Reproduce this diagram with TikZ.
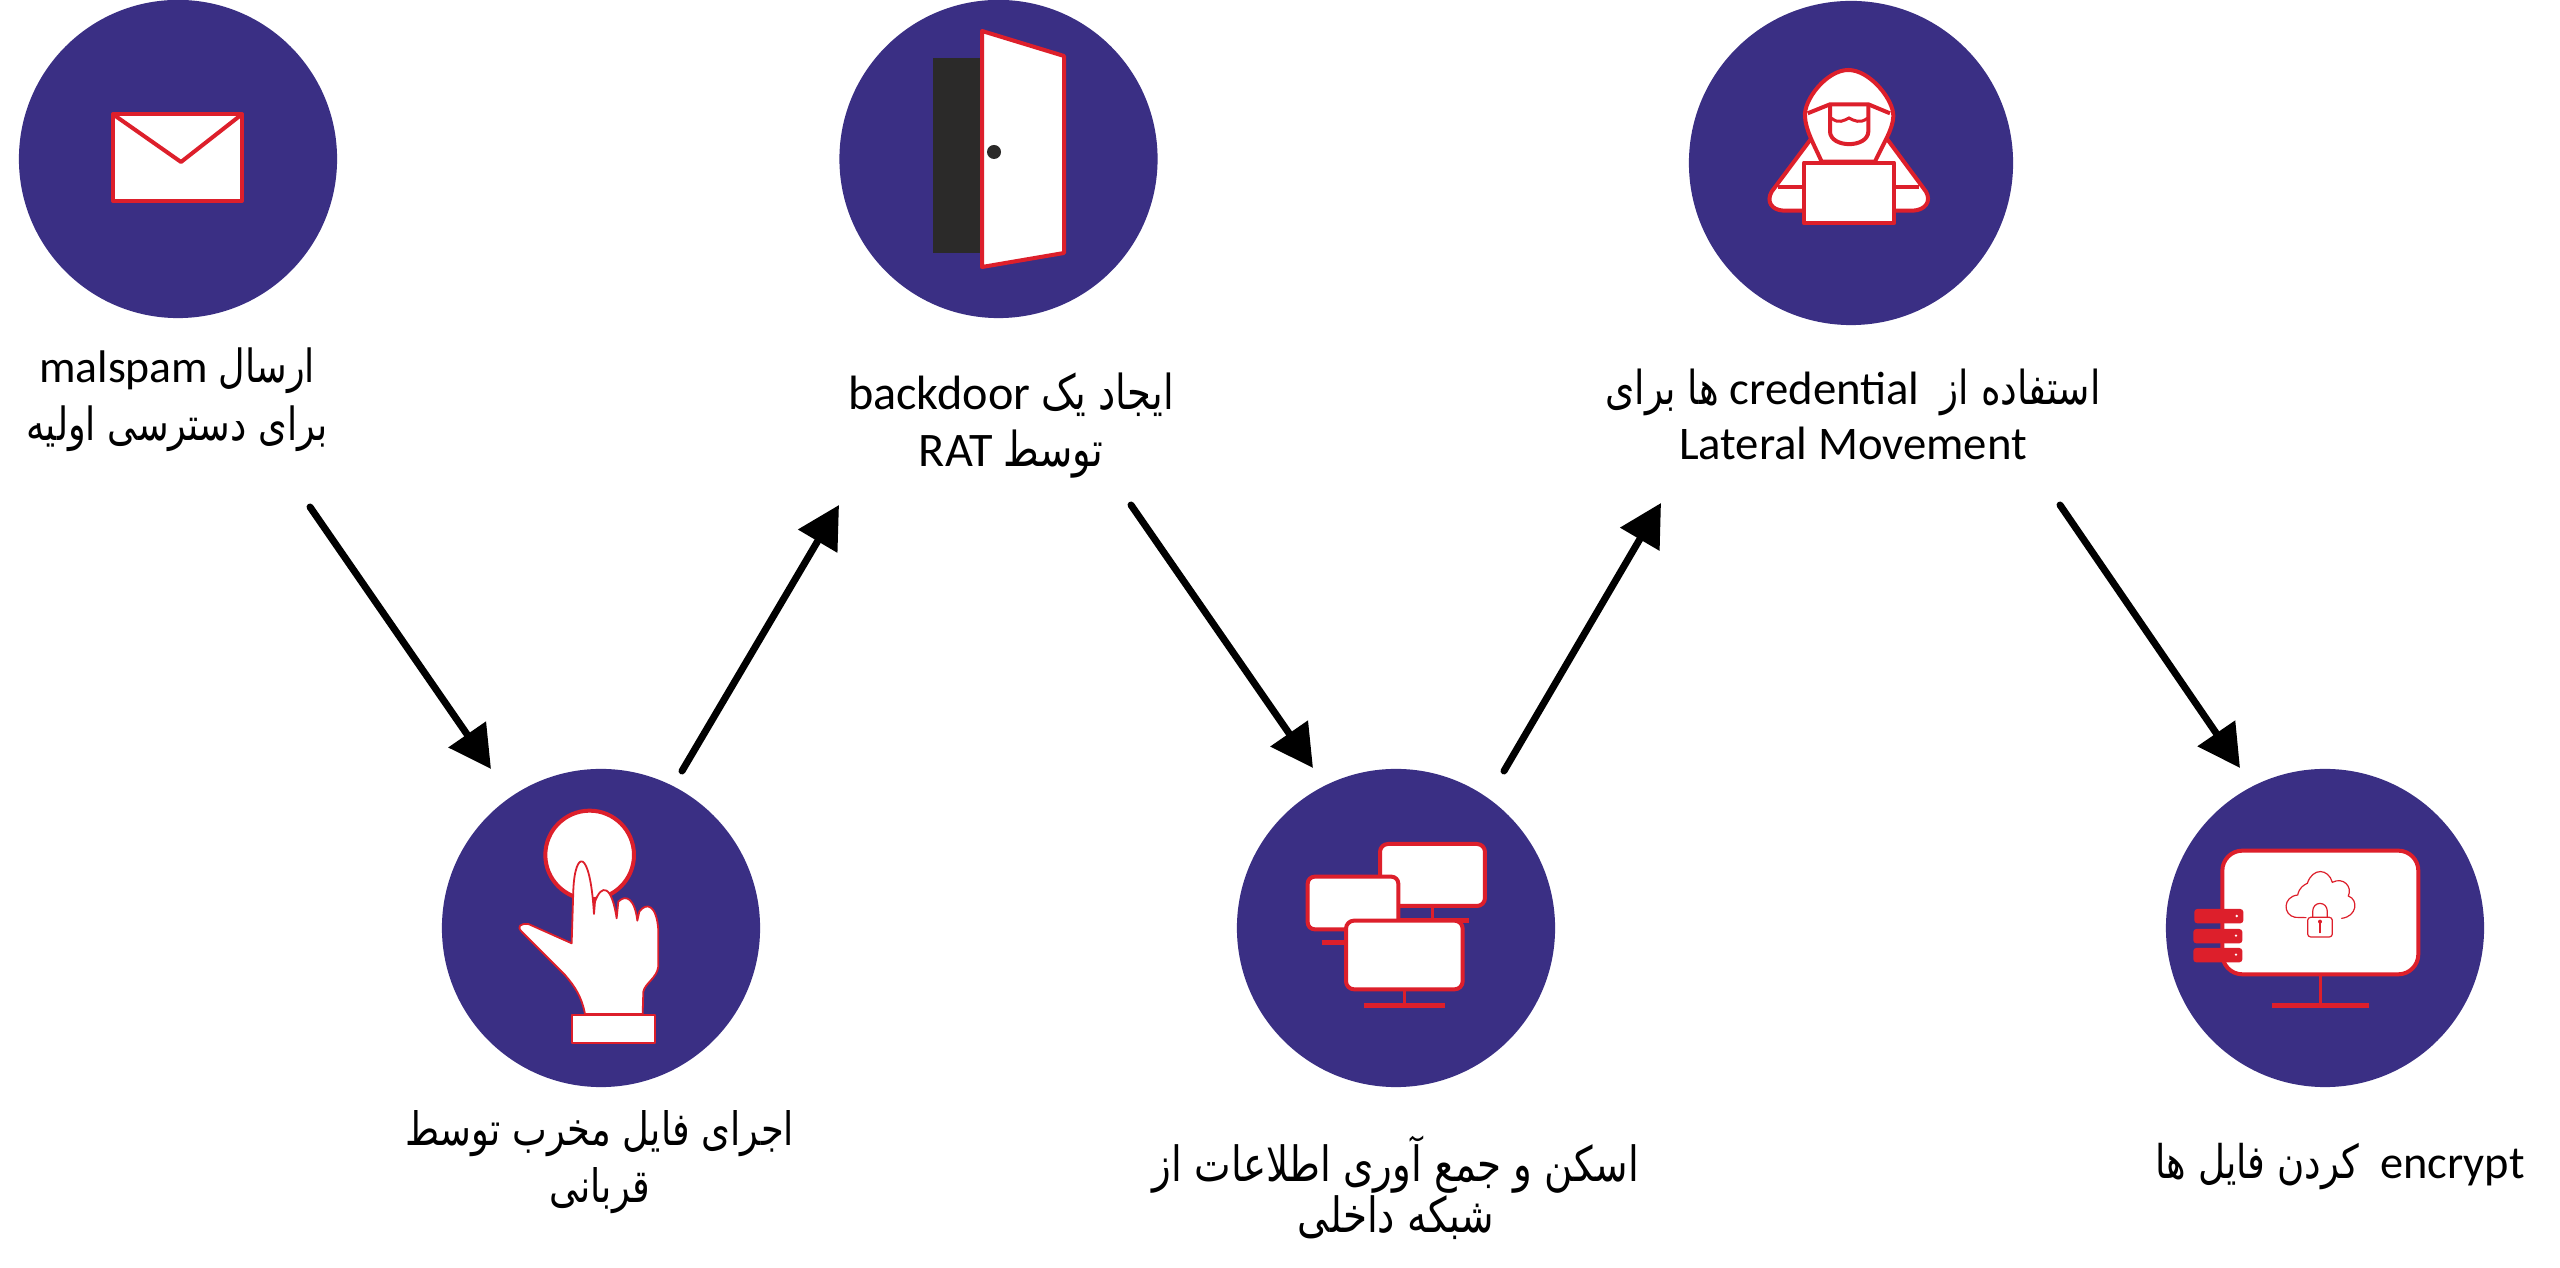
\documentclass[tikz,border=0pt]{standalone}
\usepackage{fontspec}
\usetikzlibrary{arrows.meta}
\setmainfont{Carlito}
\newfontfamily\arabicfont[Script=Arabic,FakeStretch=0.8]{DejaVu Sans}
\TeXXeTstate=1
\newcommand{\fa}[1]{{\arabicfont #1}}
\newcommand{\en}[1]{\beginL #1\endL{}}
\definecolor{disc}{HTML}{3A2F84}
\definecolor{rd}{HTML}{DD1F2B}
\definecolor{darkdoor}{HTML}{2B2A29}
\tikzset{
  disc/.style={circle,fill=disc,inner sep=0pt,minimum size=3.18cm},
  flow/.style={line width=.07cm,line cap=round,-{Triangle[length=.42cm,width=.44cm]}},
  lab/.style 2 args={align=center,inner sep=0pt,font=\fontsize{#1}{#2}\selectfont},
  icon/.style={draw=rd,fill=white,line width=.04cm,line join=round},
  thin/.style={draw=rd,line width=.012cm,line cap=round},
  hand/.style={draw=rd,fill=white,line width=.018cm,line join=round},
  bar/.style={draw=rd,line width=.05cm},
}
\begin{document}
\begin{tikzpicture}[x=.01cm,y=-.01cm]
\useasboundingbox (0,0) rectangle (2560,1268);
\fill[white] (0,0) rectangle (2560,1268);
% discs
\node[disc] (c1) at (178,159) {};
\node[disc] (c2) at (998.5,159) {};
\node[disc,minimum size=3.24cm] (c3) at (1851,163) {};
\node[disc] (c4) at (601,928) {};
\node[disc] (c5) at (1396,928) {};
\node[disc] (c6) at (2325,928) {};
% labels
\node[lab={13.0}{16.4pt}] (t1) at (177,400) {\beginR\fa{ارسال} \en{malspam}\endR\\\beginR\fa{برای دسترسی اولیه}\endR};
\node[lab={13.7}{16.2pt}] (t2) at (1011,426) {\beginR\fa{ایجاد یک} \en{backdoor}\endR\\\beginR\fa{توسط} \en{RAT}\endR};
\node[lab={13.3}{15.6pt}] (t3) at (1853,414) {\beginR\fa{استفاده از}\ \ \en{credential} \fa{ها برای}\endR\\Lateral Movement};
\node[lab={13.1}{16.2pt}] (t4) at (600,1162) {\beginR\fa{اجرای فایل مخرب توسط}\endR\\\beginR\fa{قربانی}\endR};
\node[lab={13.8}{14.4pt}] (t5) at (1396,1188) {\beginR\fa{اسکن و جمع آوری اطلاعات از}\endR\\\beginR\fa{شبکه داخلی}\endR};
\node[lab={13.2}{16pt}] (t6) at (2340,1167) {\beginR\en{encrypt}\ \ \fa{کردن فایل ها}\endR};
% connectors
\coordinate (a1s) at (310,507); \coordinate (a1e) at (491,769);
\coordinate (a2s) at (682,771); \coordinate (a2e) at (839,505);
\coordinate (a3s) at (1131,505); \coordinate (a3e) at (1313,768);
\coordinate (a4s) at (1504,771); \coordinate (a4e) at (1661,503);
\coordinate (a5s) at (2060,505); \coordinate (a5e) at (2240,768);
\draw[flow] (a1s) -- (a1e);
\draw[flow] (a2s) -- (a2e);
\draw[flow] (a3s) -- (a3e);
\draw[flow] (a4s) -- (a4e);
\draw[flow] (a5s) -- (a5e);
% envelope
\draw[icon] (113,114) rectangle (242,201);
\draw[icon,fill=none] (114,115) -- (181,162) -- (241,115);
% door
\fill[darkdoor] (933,58) rectangle (982,253);
\draw[icon] (982,31) -- (1064,56) -- (1064,253) -- (982,267) -- cycle;
\fill[darkdoor] (994,152) circle (7);
% hacker
\begin{scope}[shift={(1740,50)},scale=.3333]
  \draw[icon] (212,268) -- (95,425) .. controls (78,455) and (95,480) .. (130,482) -- (520,482) .. controls (555,480) and (575,455) .. (558,425) -- (442,268) -- cycle;
  \draw[icon] (115,412) -- (190,412) (465,412) -- (538,412);
  \draw[icon] (325,60) .. controls (260,60) and (190,150) .. (195,200) .. controls (197,240) and (220,280) .. (245,335) -- (405,335) .. controls (430,280) and (458,240) .. (460,200) .. controls (462,150) and (390,60) .. (325,60) -- cycle;
  \draw[icon,fill=none] (203,190) -- (270,163) -- (385,163) -- (450,190);
  \draw[icon,fill=none] (270,163) -- (270,245) .. controls (272,295) and (383,295) .. (385,245) -- (385,163);
  \draw[draw=rd,line width=.03cm] (275,205) .. controls (295,222) and (312,212) .. (327,204) .. controls (342,212) and (360,222) .. (382,205);
  \draw[icon] (192,338) rectangle (462,520);
\end{scope}
% hand
\begin{scope}[shift={(480,790)},scale=.3333]
  \draw[icon] (329,195) circle (133);
  \draw[hand] (315,672) .. controls (305,620) and (285,590) .. (255,555) -- (125,425) .. controls (110,410) and (120,400) .. (145,402) -- (275,460) -- (280,300) .. controls (285,180) and (330,170) .. (342,372) -- (345,335) .. controls (365,280) and (395,285) .. (410,385) -- (415,335) .. controls (440,310) and (465,330) .. (472,392) -- (478,365) .. controls (500,335) and (530,345) .. (535,420) -- (535,530) .. controls (530,565) and (495,580) .. (490,605) -- (488,672) -- cycle;
  \draw[hand] (275,675) rectangle (525,758);
\end{scope}
% network
\begin{scope}[shift={(1290,830)},scale=.3333]
  \draw[bar,line width=.03cm] (427,228) -- (427,272);
  \draw[bar] (330,273) -- (537,273);
  \draw[icon,rounded corners=.08cm] (270,42) rectangle (585,228);
  \draw[bar] (95,338) -- (200,338);
  \draw[icon,rounded corners=.07cm] (53,140) rectangle (325,298);
  \draw[bar,line width=.03cm] (342,478) -- (342,528);
  \draw[bar] (222,528) -- (465,528);
  \draw[icon,rounded corners=.08cm] (168,272) rectangle (518,478);
\end{scope}
% encrypted monitor
\begin{scope}[shift={(2160,830)},scale=.3333]
  \draw[bar,line width=.03cm] (480,433) -- (480,527);
  \draw[bar] (335,527) -- (627,527);
  \draw[icon,rounded corners=.2cm] (187,62) rectangle (775,433);
  \fill[rd,rounded corners=.03cm] (103,237) rectangle (250,280);
  \fill[rd,rounded corners=.03cm] (100,297) rectangle (247,340);
  \fill[rd,rounded corners=.03cm] (100,354) rectangle (247,397);
  \fill[white] (230,258) circle (4) (228,317) circle (4) (228,374) circle (4);
  \draw[thin] (438,263) -- (405,262) .. controls (368,255) and (368,200) .. (413,195) .. controls (418,172) and (432,165) .. (442,160) .. controls (458,112) and (505,115) .. (517,157) .. controls (550,140) and (578,170) .. (565,198) .. controls (597,210) and (590,260) .. (545,265);
  \draw[thin] (458,262) -- (458,245) .. controls (458,212) and (502,212) .. (502,245) -- (502,262);
  \draw[thin,rounded corners=.03cm] (443,262) rectangle (517,321);
  \fill[rd] (480,275) circle (6);
  \draw[thin] (480,275) -- (480,308);
\end{scope}
\end{tikzpicture}
\end{document}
________________________________________
# The request
Output each line exactly; omit every picture.

# Task answer
Reproduce this diagram with TikZ.
\documentclass[tikz,border=0pt]{standalone}
\usepackage{fontspec}
\usetikzlibrary{arrows.meta}
\setmainfont{Carlito}
\newfontfamily\arabicfont[Script=Arabic,FakeStretch=0.8]{DejaVu Sans}
\TeXXeTstate=1
\newcommand{\fa}[1]{{\arabicfont #1}}
\newcommand{\en}[1]{\beginL #1\endL{}}
\definecolor{disc}{HTML}{3A2F84}
\definecolor{rd}{HTML}{DD1F2B}
\definecolor{darkdoor}{HTML}{2B2A29}
\tikzset{
  disc/.style={circle,fill=disc,inner sep=0pt,minimum size=3.18cm},
  flow/.style={line width=.07cm,line cap=round,-{Triangle[length=.42cm,width=.44cm]}},
  lab/.style 2 args={align=center,inner sep=0pt,font=\fontsize{#1}{#2}\selectfont},
  icon/.style={draw=rd,fill=white,line width=.04cm,line join=round},
  thin/.style={draw=rd,line width=.012cm,line cap=round},
  hand/.style={draw=rd,fill=white,line width=.018cm,line join=round},
  bar/.style={draw=rd,line width=.05cm},
}
\begin{document}
\begin{tikzpicture}[x=.01cm,y=-.01cm]
\useasboundingbox (0,0) rectangle (2560,1268);
\fill[white] (0,0) rectangle (2560,1268);
% discs
\node[disc] (c1) at (178,159) {};
\node[disc] (c2) at (998.5,159) {};
\node[disc,minimum size=3.24cm] (c3) at (1851,163) {};
\node[disc] (c4) at (601,928) {};
\node[disc] (c5) at (1396,928) {};
\node[disc] (c6) at (2325,928) {};
% labels
\node[lab={13.0}{16.4pt}] (t1) at (177,400) {\beginR\fa{ارسال} \en{malspam}\endR\\\beginR\fa{برای دسترسی اولیه}\endR};
\node[lab={13.7}{16.2pt}] (t2) at (1011,426) {\beginR\fa{ایجاد یک} \en{backdoor}\endR\\\beginR\fa{توسط} \en{RAT}\endR};
\node[lab={13.3}{15.6pt}] (t3) at (1853,414) {\beginR\fa{استفاده از}\ \ \en{credential} \fa{ها برای}\endR\\Lateral Movement};
\node[lab={13.1}{16.2pt}] (t4) at (600,1162) {\beginR\fa{اجرای فایل مخرب توسط}\endR\\\beginR\fa{قربانی}\endR};
\node[lab={13.8}{14.4pt}] (t5) at (1396,1188) {\beginR\fa{اسکن و جمع آوری اطلاعات از}\endR\\\beginR\fa{شبکه داخلی}\endR};
\node[lab={13.2}{16pt}] (t6) at (2340,1167) {\beginR\en{encrypt}\ \ \fa{کردن فایل ها}\endR};
% connectors
\coordinate (a1s) at (310,507); \coordinate (a1e) at (491,769);
\coordinate (a2s) at (682,771); \coordinate (a2e) at (839,505);
\coordinate (a3s) at (1131,505); \coordinate (a3e) at (1313,768);
\coordinate (a4s) at (1504,771); \coordinate (a4e) at (1661,503);
\coordinate (a5s) at (2060,505); \coordinate (a5e) at (2240,768);
\draw[flow] (a1s) -- (a1e);
\draw[flow] (a2s) -- (a2e);
\draw[flow] (a3s) -- (a3e);
\draw[flow] (a4s) -- (a4e);
\draw[flow] (a5s) -- (a5e);
% envelope
\draw[icon] (113,114) rectangle (242,201);
\draw[icon,fill=none] (114,115) -- (181,162) -- (241,115);
% door
\fill[darkdoor] (933,58) rectangle (982,253);
\draw[icon] (982,31) -- (1064,56) -- (1064,253) -- (982,267) -- cycle;
\fill[darkdoor] (994,152) circle (7);
% hacker
\begin{scope}[shift={(1740,50)},scale=.3333]
  \draw[icon] (212,268) -- (95,425) .. controls (78,455) and (95,480) .. (130,482) -- (520,482) .. controls (555,480) and (575,455) .. (558,425) -- (442,268) -- cycle;
  \draw[icon] (115,412) -- (190,412) (465,412) -- (538,412);
  \draw[icon] (325,60) .. controls (260,60) and (190,150) .. (195,200) .. controls (197,240) and (220,280) .. (245,335) -- (405,335) .. controls (430,280) and (458,240) .. (460,200) .. controls (462,150) and (390,60) .. (325,60) -- cycle;
  \draw[icon,fill=none] (203,190) -- (270,163) -- (385,163) -- (450,190);
  \draw[icon,fill=none] (270,163) -- (270,245) .. controls (272,295) and (383,295) .. (385,245) -- (385,163);
  \draw[draw=rd,line width=.03cm] (275,205) .. controls (295,222) and (312,212) .. (327,204) .. controls (342,212) and (360,222) .. (382,205);
  \draw[icon] (192,338) rectangle (462,520);
\end{scope}
% hand
\begin{scope}[shift={(480,790)},scale=.3333]
  \draw[icon] (329,195) circle (133);
  \draw[hand] (315,672) .. controls (305,620) and (285,590) .. (255,555) -- (125,425) .. controls (110,410) and (120,400) .. (145,402) -- (275,460) -- (280,300) .. controls (285,180) and (330,170) .. (342,372) -- (345,335) .. controls (365,280) and (395,285) .. (410,385) -- (415,335) .. controls (440,310) and (465,330) .. (472,392) -- (478,365) .. controls (500,335) and (530,345) .. (535,420) -- (535,530) .. controls (530,565) and (495,580) .. (490,605) -- (488,672) -- cycle;
  \draw[hand] (275,675) rectangle (525,758);
\end{scope}
% network
\begin{scope}[shift={(1290,830)},scale=.3333]
  \draw[bar,line width=.03cm] (427,228) -- (427,272);
  \draw[bar] (330,273) -- (537,273);
  \draw[icon,rounded corners=.08cm] (270,42) rectangle (585,228);
  \draw[bar] (95,338) -- (200,338);
  \draw[icon,rounded corners=.07cm] (53,140) rectangle (325,298);
  \draw[bar,line width=.03cm] (342,478) -- (342,528);
  \draw[bar] (222,528) -- (465,528);
  \draw[icon,rounded corners=.08cm] (168,272) rectangle (518,478);
\end{scope}
% encrypted monitor
\begin{scope}[shift={(2160,830)},scale=.3333]
  \draw[bar,line width=.03cm] (480,433) -- (480,527);
  \draw[bar] (335,527) -- (627,527);
  \draw[icon,rounded corners=.2cm] (187,62) rectangle (775,433);
  \fill[rd,rounded corners=.03cm] (103,237) rectangle (250,280);
  \fill[rd,rounded corners=.03cm] (100,297) rectangle (247,340);
  \fill[rd,rounded corners=.03cm] (100,354) rectangle (247,397);
  \fill[white] (230,258) circle (4) (228,317) circle (4) (228,374) circle (4);
  \draw[thin] (438,263) -- (405,262) .. controls (368,255) and (368,200) .. (413,195) .. controls (418,172) and (432,165) .. (442,160) .. controls (458,112) and (505,115) .. (517,157) .. controls (550,140) and (578,170) .. (565,198) .. controls (597,210) and (590,260) .. (545,265);
  \draw[thin] (458,262) -- (458,245) .. controls (458,212) and (502,212) .. (502,245) -- (502,262);
  \draw[thin,rounded corners=.03cm] (443,262) rectangle (517,321);
  \fill[rd] (480,275) circle (6);
  \draw[thin] (480,275) -- (480,308);
\end{scope}
\end{tikzpicture}
\end{document}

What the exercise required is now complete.